To this end, Aristotle introduced the notion of intellectual and material “causes.” This notion appears to create a connection between intellect and matter, if both can act as “causes.” Also these are not “causes” in the normal sense of the word. The meaning of these causes cannot be pinned down, and yet they seem to mean something; and the tension between these two attributes produces a certain rhetorical freedom.
Next, Aristotle relied heavily on definition. Two things may seem starkly opposed, but one can still use the power of definition to shade or obscure their differences. So, for example, he defined the material cause in such a way that it isn’t really matter at all, it isn’t just a thing; and he defined the intellectual cause so that it wasn’t really intellect in the way Plato conceived it—a transcendent power.
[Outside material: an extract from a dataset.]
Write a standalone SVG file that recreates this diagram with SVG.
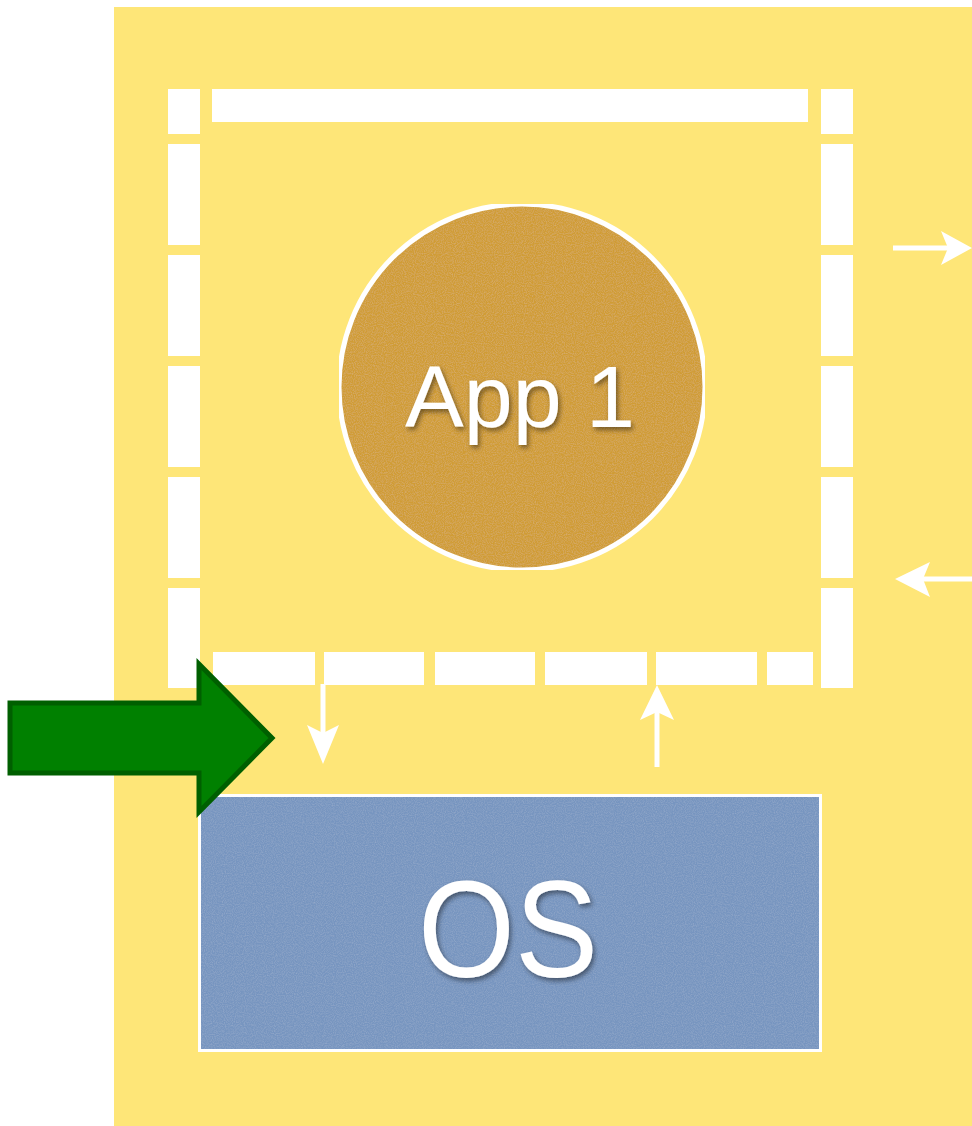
<svg xmlns="http://www.w3.org/2000/svg" width="972" height="1126" viewBox="0 0 972 1126">
<style>
.w{fill:#ffffff}
.lbl{fill:#ffffff;font-family:"Liberation Sans",Arial,sans-serif;text-anchor:middle;filter:url(#sh)}
.ln{stroke:#ffffff;stroke-width:5;fill:none}
</style>
<defs>
<filter id="sh" x="-20%" y="-20%" width="140%" height="140%">
<feDropShadow dx="2" dy="3" stdDeviation="2.5" flood-color="#000" flood-opacity="0.45"/>
</filter>
<filter id="grain" x="0" y="0" width="100%" height="100%">
<feTurbulence type="fractalNoise" baseFrequency="0.9" numOctaves="2" seed="3" result="n"/>
<feColorMatrix in="n" type="matrix" values="0 0 0 0 1  0 0 0 0 1  0 0 0 0 1  0 0 0 0.22 -0.08" result="a"/>
<feComposite in="a" in2="SourceGraphic" operator="in" result="b"/>
<feMerge><feMergeNode in="SourceGraphic"/><feMergeNode in="b"/></feMerge>
</filter>
</defs>
<rect x="0" y="0" width="972" height="1126" fill="#ffffff"/>
<g id="background"><rect x="114" y="7" width="858" height="1119" fill="#fee678"/></g>
<g id="container">
<rect class="w" x="168" y="89" width="32" height="45"/>
<rect class="w" x="168" y="144" width="32" height="101"/>
<rect class="w" x="168" y="255" width="32" height="101"/>
<rect class="w" x="168" y="366" width="32" height="101"/>
<rect class="w" x="168" y="477" width="32" height="101"/>
<rect class="w" x="168" y="588" width="32" height="100"/>
<rect class="w" x="821" y="89" width="32" height="45"/>
<rect class="w" x="821" y="144" width="32" height="101"/>
<rect class="w" x="821" y="255" width="32" height="101"/>
<rect class="w" x="821" y="366" width="32" height="101"/>
<rect class="w" x="821" y="477" width="32" height="101"/>
<rect class="w" x="821" y="588" width="32" height="100"/>
<rect class="w" x="212" y="89" width="596" height="33"/>
<rect class="w" x="213" y="652" width="102" height="33"/>
<rect class="w" x="324" y="652" width="100" height="33"/>
<rect class="w" x="435" y="652" width="100" height="33"/>
<rect class="w" x="545" y="652" width="102" height="33"/>
<rect class="w" x="656" y="652" width="101" height="33"/>
<rect class="w" x="767" y="652" width="46" height="33"/>
</g>
<g id="app1">
<circle cx="522" cy="387" r="183" fill="#d09c36" stroke="#ffffff" stroke-width="5" filter="url(#grain)"/>
<text class="lbl" x="520" y="427" font-size="88" textLength="230" lengthAdjust="spacingAndGlyphs">App 1</text>
</g>
<g id="os">
<rect x="198.5" y="794.5" width="623" height="257" fill="#7795c0" stroke="#ffffff" stroke-width="5" filter="url(#grain)"/>
<text class="lbl" x="508" y="977" font-size="138" textLength="180" lengthAdjust="spacingAndGlyphs">OS</text>
</g>
<g id="connectors">
<line class="ln" x1="323" y1="684" x2="323" y2="735"/>
<polygon class="w" points="323,764 307,725 323,733 339,725"/>
<line class="ln" x1="657" y1="767" x2="657" y2="712"/>
<polygon class="w" points="657,685 640,720 657,712 674,720"/>
<line class="ln" x1="893" y1="248" x2="950" y2="248"/>
<polygon class="w" points="972,248 941,231 948,248 941,265"/>
<line class="ln" x1="972" y1="579" x2="922" y2="579"/>
<polygon class="w" points="895,579 930,562 923,579 930,597"/>
</g>
<g id="pointer">
<polygon points="10,703 199,703 199,664 272,738 199,812 199,773 10,773" fill="#008000" stroke="#005f00" stroke-width="5" stroke-linejoin="miter"/>
</g>
</svg>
This grand attempt at putting intellect and matter together while still maintaining their difference is now often referred to as a construct. All philosophers who followed the path blazed by Aristotle attempted to create constructs of this type, including Aquinas, Kant, and Hegel. Their method is sometimes called the synthetic method, not because it is artificial but because it joins two disparate things together.
These constructs of “being” tend to be rather shaky, however, since they depend heavily on definition. Also they require pure unstinting action in order to hold together two opposite things. If pure intellect is the negation of sense, then the only way to overcome its negative force and join it to sense is through pure synthetic action. And in fact Aristotle himself characterized being as Pure Act.
But it’s not just the shakiness of the constructs that limits the appeal of the synthetic method. It is the divide between Immanence and Transcendence. Plato was right. Intellect quests for happiness through its resistance to the unhappiness of existence. If we turn this resistance into a transcendent power, we wind up negating all existent values, which results in nothingness. But the only way to overcome this nothingness is to try to make the goodness of intellect immanent in existence.
This is just what Aristotle tried to do. He wanted to preserve the positive values found in nature and existing arrangements and restrain the annihilating impulse of Idealists. But the only way to ascribe the goodness of intellect to sensuous existence is to deprive it of some of its capacity for resistance. Intellect loses its fully differential power in Aristotle’s description of being and is drawn into existence; it loses the very goodness that the Idealists loved.
To put it another way, present existence is precisely the unhappy thing that the philosopher is trying to resist through the power of intellect. If he uses the synthetic method to negate the difference between resistance and existence, then intellect loses some or all of its transcendent power and its freedom from the limitations of existence.
Aristotle made the case that the goodness of transcendent intellect was already immanent in existence. To him, “being” was some sort of construct of intellectual and material causes. But this construct is a very different thing from being-itself.